I love Duke's spotted belly :--heart:


----------



## Willow52 (Aug 14, 2009)

Bailey's BFF said:


> Anyone wanna tell me how to post a thread? I have searched all over the site and can not figure it out. Apparently I have permission to do so but I dont see any place to do it.
> 
> Wanted to post asking how much your golden girls weighed at 6 months. Our Bailey is small for a golden but is pure bred... she weighed in at 30 lbs yesterday. Just wondering how small that is for her age compared to other goldens.


Do you want to start the thread in the *Puppy Section*? Go to the Sub-Forum - Golden Retriever Puppy (up to 1 year), open it, see the *New Thread *button to the left of the page numbers? Click there to start a new thread.


----------



## mm03gn (Sep 24, 2008)

He is just too cute for words!! And I bet if you stared at him really closely, you'd be able to SEE him growing


----------



## Tahnee GR (Aug 26, 2006)

Wow-how cute is he! And he is starting to really grow


----------



## Mommy_2_Duke (Jan 13, 2010)

mm03gn said:


> He is just too cute for words!! And I bet if you stared at him really closely, you'd be able to SEE him growing


LOL My son actually said that!
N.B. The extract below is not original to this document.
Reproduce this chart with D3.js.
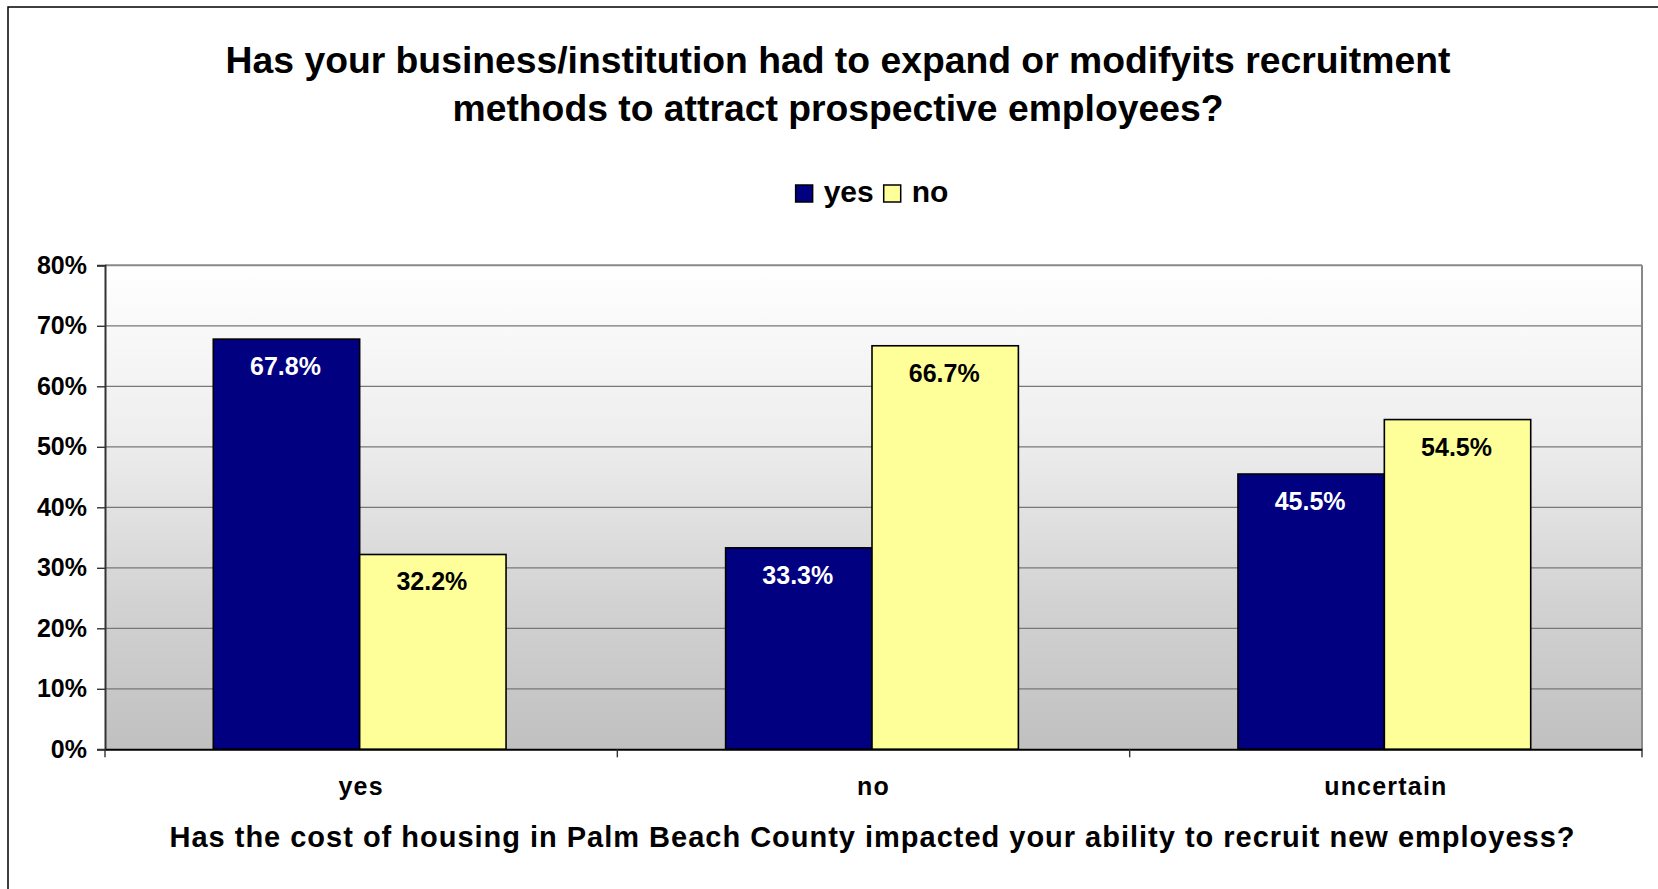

He was looking at him yesturday and said "mom,he is HUGE!! Every morning,he looks bigger!" :
His vet said that they have a huge growth spurt from 8 to 12 weeks,so maybe we should change his name to Clifford!! :--big_grin:


----------



## C's Mom (Dec 7, 2009)

I love seeing pics of Duke's growth. He is such a beautiful puppers.


----------



## coppers-mom (Jan 9, 2009)

He sure is a cutie!


----------



## goldencontriever3 (Nov 7, 2008)

Oh Duke is so cute!! He is sure growing fast!!


----------



## marleysmummy (Jul 11, 2008)

Duke is super-cute and he looks like he's growing fast!!


----------